The book is a great discussion starter for issues of growing up. It is especially appropriate for juniors because they are soon going to be in their senior year and will have to begin looking at colleges and making more "grown up" choices. Junior year they are able to relate very much to the pressures that Holden is feeling about doing well and getting into a good school, as well as about thinking ahead to what he wants to do with his life.
Absolutely. I've even used it with a mature group of Sophomores. I love to use it particularly because of the discussion on depression that always occurs. There are many depressed high schoolers, and it's great to let them know as soon as possible that they aren't alone.
I am a High School English teacher. I read The Catcher in the Rye with the 11th grade. It is an appropriate book for grades 11 and 12, because of the serious topic. Holden suffers from depression in the book, a coming of age story.

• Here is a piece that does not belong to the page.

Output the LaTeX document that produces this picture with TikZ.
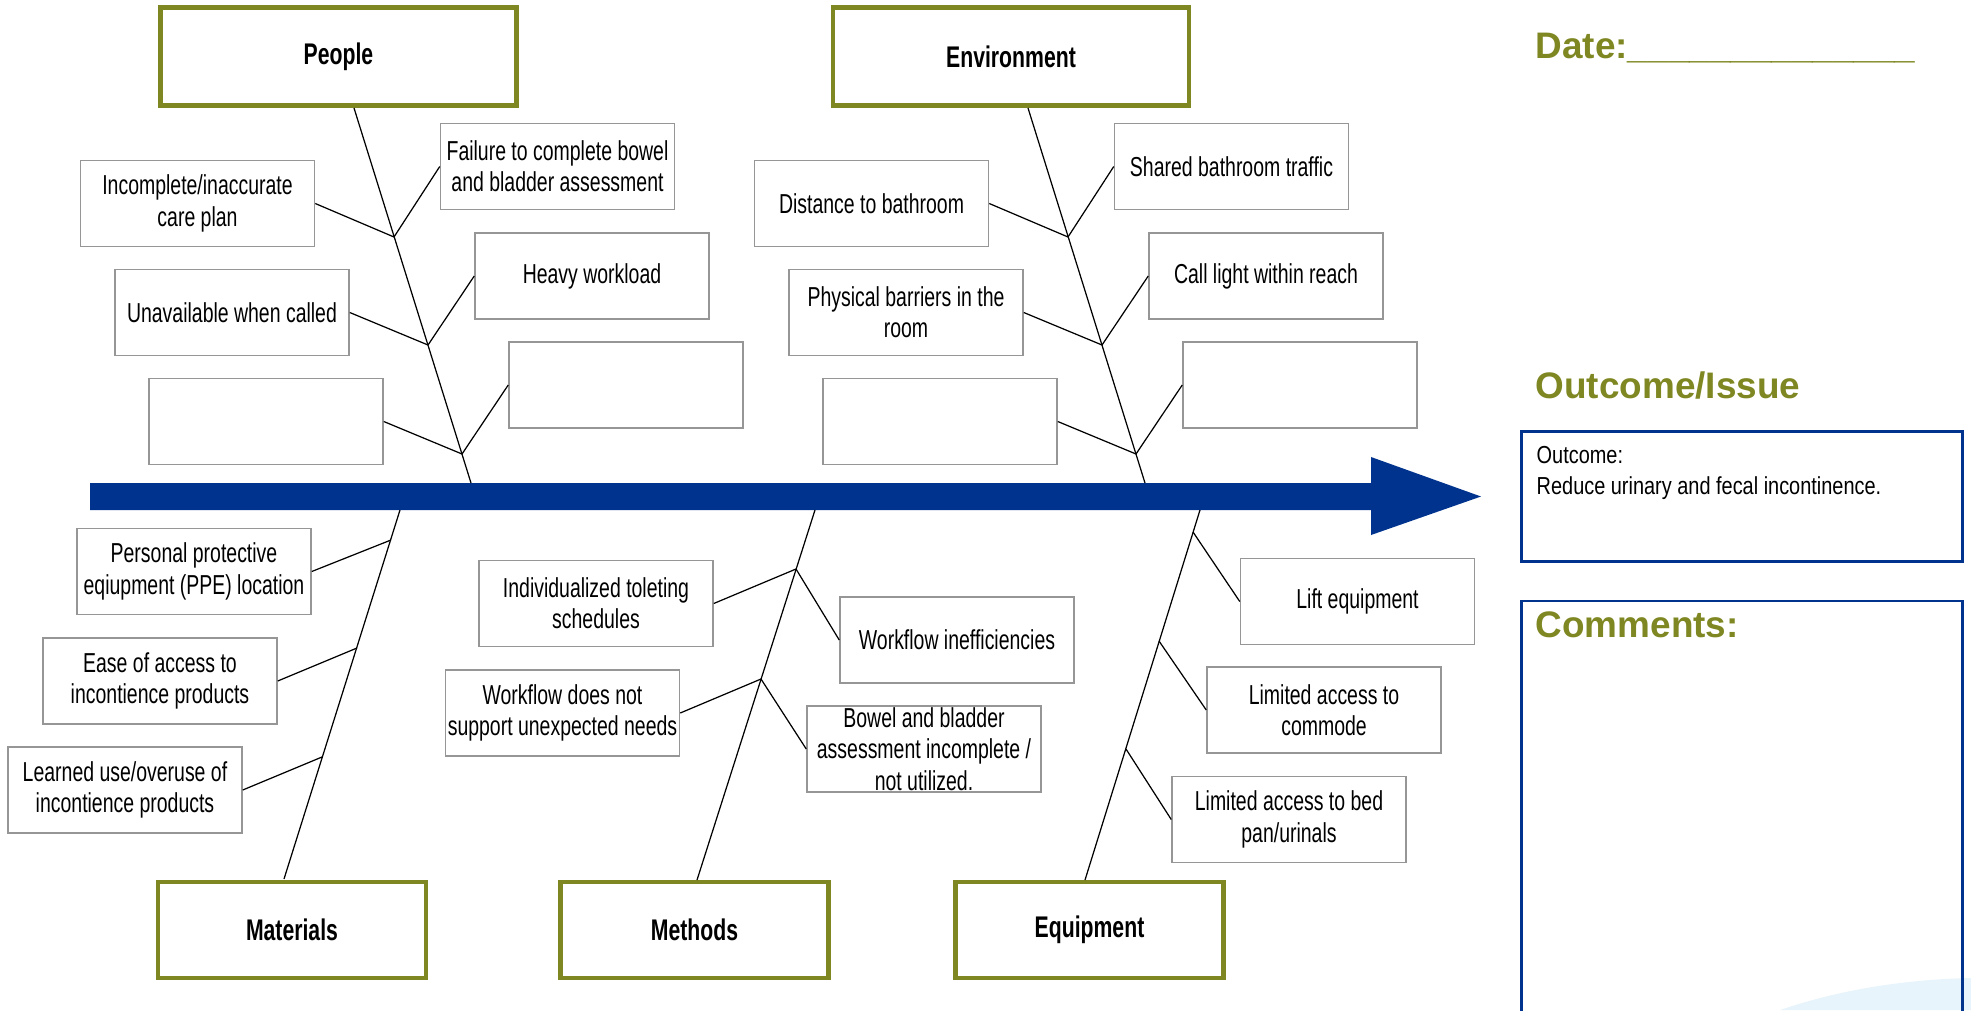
\documentclass[tikz,border=0pt]{standalone}
\usepackage{fontspec}
\setmainfont[FakeStretch=0.71]{Liberation Sans}
\newfontfamily\headfont{Liberation Sans}
\newfontfamily\outfont[FakeStretch=0.81]{Liberation Sans}
\usepackage{tikz}
\usetikzlibrary{positioning}
\definecolor{fishgreen}{RGB}{126,135,34}
\definecolor{fishblue}{RGB}{0,51,141}
\definecolor{boxgray}{RGB}{150,150,150}
\definecolor{swooshblue}{RGB}{232,244,251}

\begin{document}
\begin{tikzpicture}[font=\fontsize{7.8pt}{8.9pt}\selectfont,
		category/.style={draw=fishgreen, line width=1.28pt, rectangle, minimum height=0.98cm, font=\fontsize{8.5pt}{10pt}\selectfont\bfseries},
		cause/.style={draw=boxgray, line width=0.43pt, rectangle, align=center, minimum width=2.34cm, minimum height=0.86cm, inner sep=0.5pt},
		bone/.style={draw, line width=0.35pt},
		heading/.style={anchor=base west, inner sep=0pt, text=fishgreen, font=\headfont\fontsize{10.5pt}{12pt}\selectfont\bfseries},
		panel/.style={draw=fishblue, line width=0.85pt, rectangle, minimum width=4.41cm}]
		\useasboundingbox (0, 0) rectangle (19.71, -10.10);
		\clip (0, 0) rectangle (19.71, -10.10);
		\fill[swooshblue] (17.8, -10.10) .. controls (18.5, -9.86) and (19.2, -9.79) .. (19.71, -9.78) -- (19.71, -10.10) -- cycle;
		\fill[fishblue] (0.90, -4.83) -- (13.71, -4.83) -- (13.71, -4.57) -- (14.81, -4.965) -- (13.71, -5.35) -- (13.71, -5.10) -- (0.90, -5.10) -- cycle;
		\node[category, minimum width=3.56cm] (people) at (3.385, -0.565) {People};
		\node[category, minimum width=3.56cm] (environment) at (10.11, -0.565) {Environment};
		\node[category, minimum width=2.68cm, minimum height=0.96cm] (materials) at (2.92, -9.30) {Materials};
		\node[category, minimum width=2.68cm, minimum height=0.96cm] (methods) at (6.945, -9.30) {Methods};
		\node[category, minimum width=2.68cm, minimum height=0.96cm] (equipment) at (10.895, -9.30) {Equipment};
		\coordinate (people-top) at (3.54, -1.08);
		\coordinate (people-root) at (4.71, -4.83);
		\coordinate (env-top) at (10.28, -1.08);
		\coordinate (env-root) at (11.45, -4.83);
		\coordinate (materials-root) at (4.00, -5.10);
		\coordinate (materials-end) at (2.84, -8.79);
		\coordinate (methods-root) at (8.15, -5.10);
		\coordinate (methods-end) at (6.97, -8.80);
		\coordinate (equipment-root) at (12.00, -5.10);
		\coordinate (equipment-end) at (10.85, -8.80);
		\coordinate (pj1) at (3.94, -2.37);
		\coordinate (pj2) at (4.28, -3.45);
		\coordinate (pj3) at (4.62, -4.54);
		\coordinate (ej1) at (10.68, -2.37);
		\coordinate (ej2) at (11.02, -3.45);
		\coordinate (ej3) at (11.36, -4.54);
		\coordinate (mj1) at (3.91, -5.40);
		\coordinate (mj2) at (3.57, -6.48);
		\coordinate (mj3) at (3.22, -7.57);
		\coordinate (tj1) at (7.96, -5.69);
		\coordinate (tj2) at (7.61, -6.79);
		\coordinate (qj1) at (11.93, -5.32);
		\coordinate (qj2) at (11.59, -6.41);
		\coordinate (qj3) at (11.26, -7.49);
		\node[cause] (fail-assess) at (5.575, -1.665) {Failure to complete bowel\\and bladder assessment};
		\node[cause] (care-plan) at (1.975, -2.035) {Incomplete/inaccurate\\care plan};
		\node[cause] (workload) at (5.92, -2.76) {Heavy workload};
		\node[cause] (unavailable) at (2.32, -3.125) {Unavailable when called};
		\node[cause] (people-blank-r) at (6.26, -3.85) {};
		\node[cause] (people-blank-l) at (2.66, -4.215) {};
		\node[cause] (shared-traffic) at (12.315, -1.665) {Shared bathroom traffic};
		\node[cause] (distance) at (8.715, -2.035) {Distance to bathroom};
		\node[cause] (call-light) at (12.66, -2.76) {Call light within reach};
		\node[cause] (barriers) at (9.06, -3.125) {Physical barriers in the\\room};
		\node[cause] (env-blank-r) at (13.00, -3.85) {};
		\node[cause] (env-blank-l) at (9.40, -4.215) {};
		\node[cause] (ppe) at (1.94, -5.715) {Personal protective\\eqiupment (PPE) location};
		\node[cause] (ease) at (1.60, -6.81) {Ease of access to\\incontience products};
		\node[cause] (learned) at (1.25, -7.90) {Learned use/overuse of\\incontience products};
		\node[cause] (toileting) at (5.96, -6.035) {Individualized toleting\\schedules};
		\node[cause] (workflow-needs) at (5.625, -7.13) {Workflow does not\\support unexpected needs};
		\node[cause] (inefficiencies) at (9.57, -6.40) {Workflow inefficiencies};
		\node[cause] (bowel) at (9.24, -7.49) {Bowel and bladder\\assessment incomplete /\\not utilized.};
		\node[cause] (lift) at (13.575, -6.015) {Lift equipment};
		\node[cause] (commode) at (13.24, -7.10) {Limited access to\\commode};
		\node[cause] (bedpan) at (12.89, -8.195) {Limited access to bed\\pan/urinals};
		\path [bone] (people-top) -- (people-root);
		\path [bone] (env-top) -- (env-root);
		\path [bone] (materials-root) -- (materials-end);
		\path [bone] (methods-root) -- (methods-end);
		\path [bone] (equipment-root) -- (equipment-end);
		\path [bone] (care-plan.east) -- (pj1) -- (fail-assess.west);
		\path [bone] (unavailable.east) -- (pj2) -- (workload.west);
		\path [bone] (people-blank-l.east) -- (pj3) -- (people-blank-r.west);
		\path [bone] (distance.east) -- (ej1) -- (shared-traffic.west);
		\path [bone] (barriers.east) -- (ej2) -- (call-light.west);
		\path [bone] (env-blank-l.east) -- (ej3) -- (env-blank-r.west);
		\path [bone] (ppe.east) -- (mj1);
		\path [bone] (ease.east) -- (mj2);
		\path [bone] (learned.east) -- (mj3);
		\path [bone] (toileting.east) -- (tj1) -- (inefficiencies.west);
		\path [bone] (workflow-needs.east) -- (tj2) -- (bowel.west);
		\path [bone] (qj1) -- (lift.west);
		\path [bone] (qj2) -- (commode.west);
		\path [bone] (qj3) -- (bedpan.west);
		\node[heading] (date) at (15.35, -0.58) {Date:\_\_\_\_\_\_\_\_\_\_\_\_\_\_};
		\node[heading] (issue) at (15.35, -3.98) {Outcome/Issue};
		\node[panel, minimum height=1.30cm] (outcome) at (17.42, -4.965) {};
		\node[anchor=north west, align=left, inner sep=0pt, font=\outfont\fontsize{7.0pt}{8.7pt}\selectfont, below right = 0.16cm and 0.16cm of outcome.north west] (outcome-text) {Outcome:\\Reduce urinary and fecal incontinence.};
		\node[panel, minimum height=4.3cm, anchor=north] (comments) at (17.415, -5.995) {};
		\node[heading] (comments-title) at (15.35, -6.37) {Comments:};
	\end{tikzpicture}
\end{document}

He also engages in risky behavior and the book has some vivid imagery in it, as well as foul language. The Juniors love the curse words, I don't think the 10th graders could handle it. They are already laughing at every possible reference, even things that are not related to anything.
I would say so, yes, but there are those who have objected. When it came out in the 1950s, many parents thought the language and attitude were inappropriate, and set bad examples for teen readers.
I would argue it is appropriate for two reasons. First, it articulates the sense of the world that so many teens have trouble expressing. It helps them put things into words. Second, the literary quality. Students so close to adulthood should be exposed to good and challenging works.
I read it at age 10. It has curse words but involves a relatable world. I would advise rereading it as an adolescent.
The catcher and the rye have more implications within them than just simply nonchalant and irregular behavior. I've read this book during my high school years and my whole class loved the book simply because we can relate to it. We can relate to the ambiguity that life brings with every decision we have to make and the uncertainty of the future. It's a great book and if taught correctly would for sure change some kids life in a good way.